In order for us to remain a great orchestra, we must be able to attract and retain the best players. If a talented musician has to decide between auditioning for Philadelphia or Boston or San Francisco, which orchestra will they choose?
We can no longer remain silent while we continue in a downward spiral. This is no time for business as usual. More than four years after the Philadelphia Orchestra emerged from bankruptcy, we are still waiting for a positive sign, a real indication from the Association that it intends to restore us to our proper position in the symphonic world. This strike is a step we take with the greatest reluctance, only after all other methods have failed us.

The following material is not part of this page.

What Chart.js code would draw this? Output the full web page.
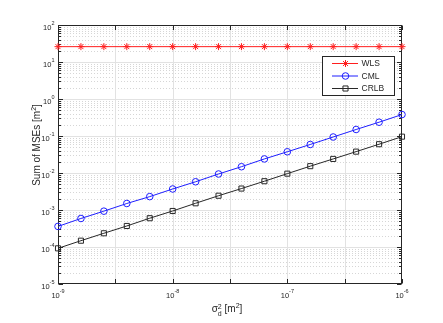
<!DOCTYPE html>
<html>
<head>
<meta charset="utf-8">
<script src="https://cdn.jsdelivr.net/npm/chart.js@4.4.1/dist/chart.umd.min.js"></script>
<style>
  html, body { margin: 0; padding: 0; background: #fff; }
</style>
</head>
<body>
<canvas id="mseChart" width="443" height="323"></canvas>
<script>
// sigma_d^2 [m^2], one point every 0.2 decade
const sigmaD2 = [1e-9, 1.585e-9, 2.512e-9, 3.981e-9, 6.310e-9,
                 1e-8, 1.585e-8, 2.512e-8, 3.981e-8, 6.310e-8,
                 1e-7, 1.585e-7, 2.512e-7, 3.981e-7, 6.310e-7, 1e-6];

// sum of MSEs [m^2]
const wlsMse  = [26, 26, 26, 26, 26, 26, 26, 26, 26, 26, 26, 26, 26, 26, 26, 26];
const cmlMse  = [3.6e-4, 5.9e-4, 9.3e-4, 1.5e-3, 2.3e-3, 3.7e-3, 5.8e-3, 9.4e-3,
                 0.0148, 0.0240, 0.0375, 0.059, 0.094, 0.150, 0.236, 0.38];
const crlbMse = [9.2e-5, 1.48e-4, 2.35e-4, 3.7e-4, 6.0e-4, 9.4e-4, 1.52e-3, 2.43e-3,
                 3.8e-3, 6.0e-3, 9.6e-3, 0.0153, 0.0240, 0.0378, 0.060, 0.096];

// axis ticks (labels are 10^exp)
const xTickValues = [1e-9, 3.162e-9, 1e-8, 3.162e-8, 1e-7, 3.162e-7, 1e-6];
const xTickExps   = ['-9', '', '-8', '', '-7', '', '-6'];
const yDecades    = [1e-5, 1e-4, 1e-3, 1e-2, 1e-1, 1e0, 1e1, 1e2];
const yTickExps   = ['-5', '-4', '-3', '-2', '-1', '0', '1', '2'];

const FONT = '"Liberation Sans", Arial, Helvetica, sans-serif';
const AXIS = '#262626';

function font(px) { return px + 'px ' + FONT; }

// draw a list of text parts {t, size, dy, keep} starting at x (baseline y)
function drawRich(ctx, parts, x, y, align) {
  let w = 0, held = 0;
  parts.forEach(p => {
    ctx.font = font(p.size);
    const pw = ctx.measureText(p.t).width;
    if (p.keep) { held = Math.max(held, pw); }
    else { w += Math.max(pw, held); held = 0; }
  });
  let cx = align === 'right' ? x - w : align === 'center' ? x - w / 2 : x;
  held = 0;
  ctx.textAlign = 'left';
  ctx.textBaseline = 'alphabetic';
  parts.forEach(p => {
    ctx.font = font(p.size);
    ctx.fillText(p.t, cx, y + (p.dy || 0));
    const pw = ctx.measureText(p.t).width;
    if (p.keep) { held = Math.max(held, pw); }
    else { cx += Math.max(pw, held); held = 0; }
  });
}

function powerLabel(exp) {
  return [{ t: '10', size: 7.5 }, { t: exp, size: 5.5, dy: -5 }];
}

function drawMarker(ctx, style, x, y, r) {
  if (Chart.helpers && Chart.helpers.drawPoint) {
    Chart.helpers.drawPoint(ctx, { pointStyle: style, radius: r, rotation: 0, borderWidth: 1 }, x, y);
    return;
  }
  ctx.beginPath();
  if (style === 'circle') ctx.arc(x, y, r, 0, Math.PI * 2);
  else if (style === 'rect') { const s = r * Math.SQRT1_2; ctx.rect(x - s, y - s, 2 * s, 2 * s); }
  else {
    ctx.moveTo(x - r, y); ctx.lineTo(x + r, y); ctx.moveTo(x, y - r); ctx.lineTo(x, y + r);
    const d = r * Math.SQRT1_2;
    ctx.moveTo(x - d, y - d); ctx.lineTo(x + d, y + d); ctx.moveTo(x - d, y + d); ctx.lineTo(x + d, y - d);
  }
  ctx.stroke();
}

const matlabAxes = {
  id: 'matlabAxes',
  beforeDatasetsDraw(chart) {
    const { ctx, chartArea: a, scales: { x, y } } = chart;
    ctx.save();
    ctx.lineWidth = 1;

    // grid
    y.ticks.forEach(t => {
      const py = Math.round(y.getPixelForValue(t.value)) + 0.5;
      if (py < a.top + 1 || py > a.bottom - 1) return;
      ctx.strokeStyle = t.major ? '#e2e2e2' : '#d6d6d6';
      ctx.setLineDash(t.major ? [] : [1, 2]);
      ctx.beginPath(); ctx.moveTo(a.left, py); ctx.lineTo(a.right, py); ctx.stroke();
    });
    ctx.setLineDash([]);
    ctx.strokeStyle = '#e2e2e2';
    x.ticks.forEach(t => {
      const px = Math.round(x.getPixelForValue(t.value)) + 0.5;
      if (px < a.left + 1 || px > a.right - 1) return;
      ctx.beginPath(); ctx.moveTo(px, a.top); ctx.lineTo(px, a.bottom); ctx.stroke();
    });

    // box
    ctx.strokeStyle = AXIS;
    const L = a.left + 0.5, R = a.right - 0.5, T = a.top + 0.5, B = a.bottom - 0.5;
    ctx.strokeRect(L, T, R - L, B - T);

    // inward ticks
    ctx.beginPath();
    y.ticks.forEach(t => {
      const py = Math.round(y.getPixelForValue(t.value)) + 0.5;
      const len = t.major ? 4.5 : 2.5;
      ctx.moveTo(L, py); ctx.lineTo(L + len, py);
      ctx.moveTo(R, py); ctx.lineTo(R - len, py);
    });
    x.ticks.forEach(t => {
      const px = Math.round(x.getPixelForValue(t.value)) + 0.5;
      ctx.moveTo(px, B); ctx.lineTo(px, B - 4.5);
      ctx.moveTo(px, T); ctx.lineTo(px, T + 4.5);
    });
    ctx.stroke();

    // tick labels
    ctx.fillStyle = AXIS;
    let k = 0;
    y.ticks.forEach(t => {
      if (!t.major) return;
      const py = y.getPixelForValue(t.value);
      drawRich(ctx, powerLabel(yTickExps[k++]), a.left - 3.5, py + 4.7, 'right');
    });
    x.ticks.forEach((t, i) => {
      if (!xTickExps[i]) return;
      const px = x.getPixelForValue(t.value);
      drawRich(ctx, powerLabel(xTickExps[i]), px, a.bottom + 13.5, 'center');
    });

    // axis titles
    drawRich(ctx, [
      { t: '\u03c3', size: 10 },
      { t: '2', size: 7, dy: -3, keep: true },
      { t: 'd', size: 7, dy: 4 },
      { t: ' [m', size: 10 },
      { t: '2', size: 7, dy: -4 },
      { t: ']', size: 10 }
    ], 227, 311.5, 'center');

    ctx.translate(40, 145);
    ctx.rotate(-Math.PI / 2);
    drawRich(ctx, [
      { t: 'Sum of MSEs [m', size: 10 },
      { t: '2', size: 7, dy: -4 },
      { t: ']', size: 10 }
    ], 0, 0, 'center');
    ctx.restore();
  },
  afterDatasetsDraw(chart) {
    // legend box, upper right inside the axes
    const ctx = chart.ctx;
    ctx.save();
    ctx.fillStyle = '#fff';
    ctx.fillRect(322, 56, 72, 39);
    ctx.strokeStyle = AXIS;
    ctx.lineWidth = 1;
    ctx.strokeRect(322.5, 56.5, 72, 39);
    const rows = [63.5, 76, 88.5];
    chart.data.datasets.forEach((ds, i) => {
      const yy = rows[i];
      ctx.strokeStyle = ds.borderColor;
      ctx.fillStyle = 'rgba(0,0,0,0)';
      ctx.lineWidth = 1;
      ctx.beginPath(); ctx.moveTo(332, yy); ctx.lineTo(358, yy); ctx.stroke();
      drawMarker(ctx, ds.pointStyle, 345.5, yy, ds.pointRadius);
      ctx.fillStyle = AXIS;
      ctx.font = font(8.5);
      ctx.textAlign = 'left';
      ctx.textBaseline = 'middle';
      ctx.fillText(ds.label, 361.5, yy + 0.5);
    });
    ctx.restore();
  }
};

function series(values) {
  return sigmaD2.map((x, i) => ({ x: x, y: values[i] }));
}

new Chart(document.getElementById('mseChart'), {
  type: 'line',
  data: {
    datasets: [{
      label: 'WLS',
      data: series(wlsMse),
      borderColor: 'rgb(255, 30, 30)',
      pointStyle: 'star',
      pointRadius: 3.5
    }, {
      label: 'CML',
      data: series(cmlMse),
      borderColor: 'rgb(30, 30, 255)',
      pointStyle: 'circle',
      pointRadius: 3.3
    }, {
      label: 'CRLB',
      data: series(crlbMse),
      borderColor: 'rgb(40, 40, 40)',
      pointStyle: 'rect',
      pointRadius: 3.6
    }].map(ds => Object.assign(ds, {
      borderWidth: 1,
      pointBorderColor: ds.borderColor,
      pointBackgroundColor: 'rgba(0,0,0,0)',
      pointBorderWidth: 1,
      tension: 0,
      clip: false
    }))
  },
  options: {
    responsive: false,
    animation: false,
    layout: { padding: { left: 0, right: 41, top: 25, bottom: 0 } },
    plugins: { legend: { display: false }, tooltip: { enabled: false } },
    scales: {
      x: {
        type: 'logarithmic',
        min: 1e-9,
        max: 1e-6,
        grid: { display: false },
        border: { display: false },
        ticks: { display: false },
        afterBuildTicks: s => { s.ticks = xTickValues.map(v => ({ value: v })); },
        afterFit: s => { s.height = 39; }
      },
      y: {
        type: 'logarithmic',
        min: 1e-5,
        max: 1e2,
        grid: { display: false },
        border: { display: false },
        ticks: { display: false },
        afterBuildTicks: s => {
          const ticks = [];
          yDecades.forEach((d, i) => {
            const last = i === yDecades.length - 1;
            for (let m = 1; m <= (last ? 1 : 9); m++) ticks.push({ value: d * m, major: m === 1 });
          });
          s.ticks = ticks;
        },
        afterFit: s => { s.width = 58; }
      }
    }
  },
  plugins: [matlabAxes]
});
</script>
</body>
</html>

The City of Philadelphia, the United States, and the world deserve live classical music of the highest artistic standards, a tradition which we have upheld for over a century.
Choon-Jin Chang, Principal Viola of the Philadelphia Orchestra, shares his thoughts about why we have decided to continue with our plans to hold viola auditions despite the strike:
"In consultation with our Members Committee, the audition committee and I have decided to continue with the ongoing Viola auditions tomorrow although the members of the orchestra voted to go on strike. We wish to honor all the candidates who spent their endless energy and time to prepare to audition for our famed Viola section, and hope to welcome one of these wonderful musicians to our Orchestra when we return to the stage."